Selama tikus bergerak kesana kemari untuk keluar dari box,
tidak sengaja ia menekan tombol, makanan keluar. Secara terjadwal diberikan
makanan secara bertahap sesuai peningkatan perilaku yang ditunjukkan si tikus,
proses ini disebut shapping.
Berdasarkan berbagai percobaannya pada tikus dan burung
merpati Skinner mengatakan bahwa unsur terpenting dalam belajar adalah
penguatan. Maksudnya adalah pengetahuan yang terbentuk melalui ikatan stimulus
respon akan semakin kuat bila diberi penguatan.
Artinya
seorang dapat mengontrol tingkah laku organisme melalui pemberian reinforcement
yang bijaksana dalam lingkunyan relatif besar.
Aplikasi
Teori Behavioristik terhadap Pembelajaran Siswa
Ciri kuat yang mendasari teori
behavioristik yaitu :
·
Mementingkan pengaruh lingkungan.
·
Mementingkan bagian-bagian.
·
Mementingkan peranan reaksi.
·
Mengutamakan mekanisme terbentuknya
hasil belajar melalui prosedur stimulus respon.
·
Mementingkan peranan kemampuan yang
sudah terbentuk sebelumnya.
·
Mementingkan pembentukan kebiasaan
melalui latihan dan pengulangan.
·
Hasil belajar yang dicapai adalah munculnya
perilaku yang diinginkan.
Para
guru yang menggunakan paradigma behaviorisme akan menyusun bahan pelajaran
dalam bentuk yang sudah siap, sehingga tujuan pembelajaran yang harus dikuasai
siswa disampaikan secara utuh oleh guru.
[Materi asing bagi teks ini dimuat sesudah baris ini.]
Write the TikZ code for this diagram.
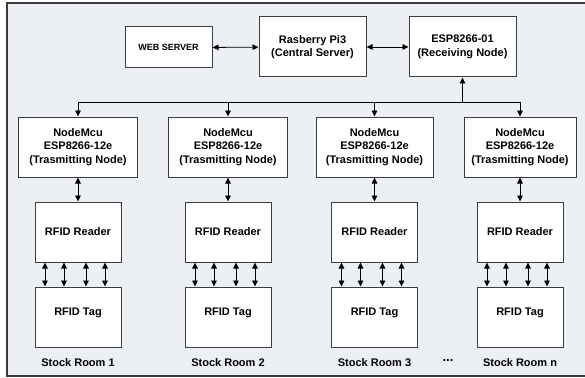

Pembelajaran berorientasi pada hasil
yang dapat diukur dan diamati. Hasil yang diharapkan dari penerapan teori
behavioristik adalah terbentuknya suatu perilaku yang diinginkan. Perilaku yang
diinginkan mendapat penguatan pisitif dan yang tidak diinginkan mendapat
penguatan negatif. Evaluasi atau penilaian didasari pada perilaku yang tampak.
Kritik
terhadap behavioristik adalah pembelajaran siswa yang berpusat pada guru,
bersifat mekanistik, dan hanya berorientasi pada hasil yang dapat diamati dan
diukur. Teori ini tidak dapat diterapkan pada setiap pelajaran, sehingga butuh
kejelian dan kepekaan guru pada situasi dan kondisi belajar sangat penting
untuk menerapkan kondisi behavioristik.